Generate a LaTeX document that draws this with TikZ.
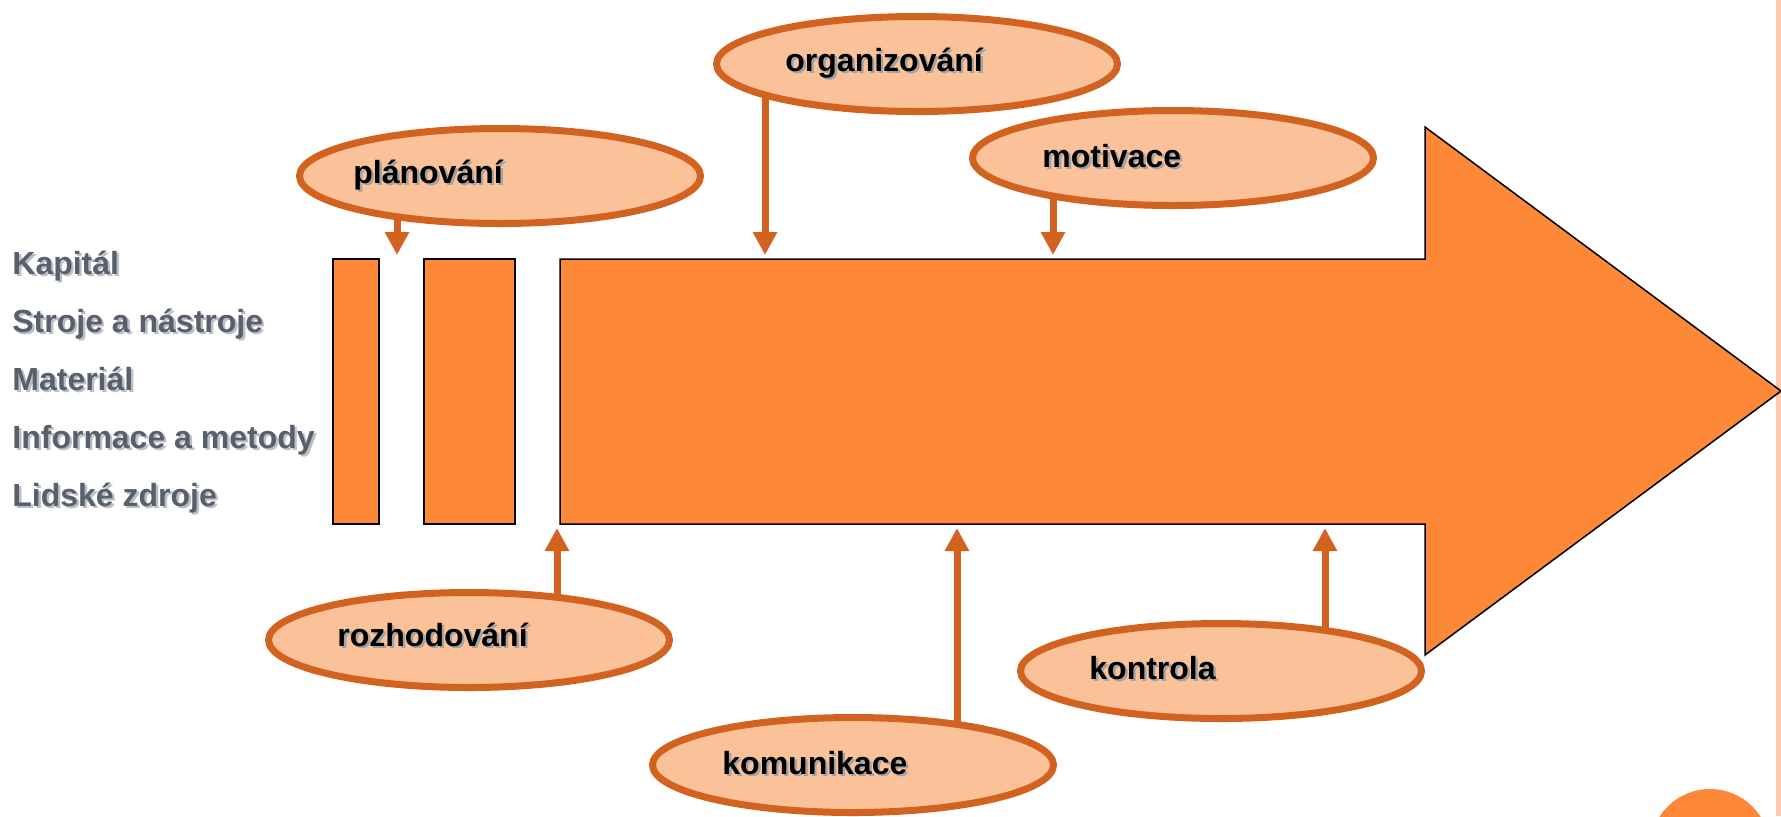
\documentclass[tikz,border=0pt]{standalone}
\usepackage{fontspec}
\setmainfont{Liberation Sans}
\usetikzlibrary{shapes.geometric,arrows.meta,backgrounds}
\definecolor{bodyorange}{HTML}{FD8837}
\definecolor{bubblefill}{HTML}{FBC299}
\definecolor{bubbleline}{HTML}{D2621F}
\definecolor{inputgray}{HTML}{58606E}
\definecolor{inputshadow}{HTML}{BCC0C6}
\definecolor{wordshadow}{HTML}{A3A3A3}
\definecolor{sidepink}{HTML}{FFC6B1}
\newcommand{\dropshadow}[2]{\rlap{\kern1.2pt\raisebox{-1.2pt}{\textcolor{#1}{#2}}}#2}

\begin{document}
\begin{tikzpicture}
[x=0.5pt,y=-0.5pt,
  bubble/.style={shape=ellipse,draw=bubbleline,fill=bubblefill,line width=3.5pt,
    minimum width=200.5pt,minimum height=47.5pt,inner sep=0pt},
  bubbletext/.style={anchor=base west,inner sep=0pt,font=\bfseries\fontsize{16}{19}\selectfont},
  inputtext/.style={anchor=base west,inner sep=0pt,text=inputgray,
    font=\bfseries\fontsize{16}{19}\selectfont},
  bodydecorate/.style={fill=bodyorange,draw=black,line width=0.75pt,line join=miter},
  feed/.style={draw=bubbleline,line width=3.5pt,-{Triangle[width=11.5pt,length=11.5pt]}}]
\useasboundingbox (0,0) rectangle (1781,816);
%% bubbles
\foreach \nodename/\x/\y in {plan/500/176, org/917/64, mot/1173/158,
  roz/469/640, kom/853/765, kon/1221/671} {
  \node[bubble] (\nodename) at (\x,\y) {};
}
\foreach \nodename/\x/\y/\word in {plan/353/183/plánování, org/785/71/organizování,
  mot/1042/167/motivace, roz/337/646/rozhodování, kom/722/774/komunikace,
  kon/1089/679/kontrola} {
  \node[bubbletext] (\nodename-text) at (\x,\y) {\dropshadow{wordshadow}{\word}};
}
%% inputs
\foreach \nodename/\y/\word in {kapital/274/Kapitál, stroje/332/Stroje a nástroje,
  material/390/Materiál, informace/448/Informace a metody, lidske/506/Lidské zdroje} {
  \node[inputtext] (\nodename) at (12,\y) {\dropshadow{inputshadow}{\word}};
}
\begin{pgfonlayer}{background}
%% page strip and badge
\fill[sidepink] (1776,0) rectangle (1781,816);
\fill[bodyorange] (1710,849) circle (30pt);
%% blocks and the big arrow
\draw[bodydecorate] (333,259) rectangle (379,524);
\draw[bodydecorate] (424,259) rectangle (515,524);
\draw[bodydecorate] (560,259) -- (1425,259) -- (1425,127) -- (1781,391)
  -- (1425,655) -- (1425,524) -- (560,524) -- cycle;
%% feeds
\foreach \startnode/\x/\y in {plan/397/255, org/765/255, mot/1053/255,
  roz/557/528, kom/957/528, kon/1325/528} {
  \coordinate (\startnode-in) at (\x,\y);
  \draw[feed] (\startnode-in |- \startnode) -- (\startnode-in);
}
\end{pgfonlayer}
\end{tikzpicture}
\end{document}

◆ ◆ ◆

Without the pictures, write out the whole listing above exactly as it appears.

Generate a LaTeX document that draws this with TikZ.
\documentclass[tikz,border=0pt]{standalone}
\usepackage{fontspec}
\setmainfont{Liberation Sans}
\usetikzlibrary{shapes.geometric,arrows.meta,backgrounds}
\definecolor{bodyorange}{HTML}{FD8837}
\definecolor{bubblefill}{HTML}{FBC299}
\definecolor{bubbleline}{HTML}{D2621F}
\definecolor{inputgray}{HTML}{58606E}
\definecolor{inputshadow}{HTML}{BCC0C6}
\definecolor{wordshadow}{HTML}{A3A3A3}
\definecolor{sidepink}{HTML}{FFC6B1}
\newcommand{\dropshadow}[2]{\rlap{\kern1.2pt\raisebox{-1.2pt}{\textcolor{#1}{#2}}}#2}

\begin{document}
\begin{tikzpicture}
[x=0.5pt,y=-0.5pt,
  bubble/.style={shape=ellipse,draw=bubbleline,fill=bubblefill,line width=3.5pt,
    minimum width=200.5pt,minimum height=47.5pt,inner sep=0pt},
  bubbletext/.style={anchor=base west,inner sep=0pt,font=\bfseries\fontsize{16}{19}\selectfont},
  inputtext/.style={anchor=base west,inner sep=0pt,text=inputgray,
    font=\bfseries\fontsize{16}{19}\selectfont},
  bodydecorate/.style={fill=bodyorange,draw=black,line width=0.75pt,line join=miter},
  feed/.style={draw=bubbleline,line width=3.5pt,-{Triangle[width=11.5pt,length=11.5pt]}}]
\useasboundingbox (0,0) rectangle (1781,816);
%% bubbles
\foreach \nodename/\x/\y in {plan/500/176, org/917/64, mot/1173/158,
  roz/469/640, kom/853/765, kon/1221/671} {
  \node[bubble] (\nodename) at (\x,\y) {};
}
\foreach \nodename/\x/\y/\word in {plan/353/183/plánování, org/785/71/organizování,
  mot/1042/167/motivace, roz/337/646/rozhodování, kom/722/774/komunikace,
  kon/1089/679/kontrola} {
  \node[bubbletext] (\nodename-text) at (\x,\y) {\dropshadow{wordshadow}{\word}};
}
%% inputs
\foreach \nodename/\y/\word in {kapital/274/Kapitál, stroje/332/Stroje a nástroje,
  material/390/Materiál, informace/448/Informace a metody, lidske/506/Lidské zdroje} {
  \node[inputtext] (\nodename) at (12,\y) {\dropshadow{inputshadow}{\word}};
}
\begin{pgfonlayer}{background}
%% page strip and badge
\fill[sidepink] (1776,0) rectangle (1781,816);
\fill[bodyorange] (1710,849) circle (30pt);
%% blocks and the big arrow
\draw[bodydecorate] (333,259) rectangle (379,524);
\draw[bodydecorate] (424,259) rectangle (515,524);
\draw[bodydecorate] (560,259) -- (1425,259) -- (1425,127) -- (1781,391)
  -- (1425,655) -- (1425,524) -- (560,524) -- cycle;
%% feeds
\foreach \startnode/\x/\y in {plan/397/255, org/765/255, mot/1053/255,
  roz/557/528, kom/957/528, kon/1325/528} {
  \coordinate (\startnode-in) at (\x,\y);
  \draw[feed] (\startnode-in |- \startnode) -- (\startnode-in);
}
\end{pgfonlayer}
\end{tikzpicture}
\end{document}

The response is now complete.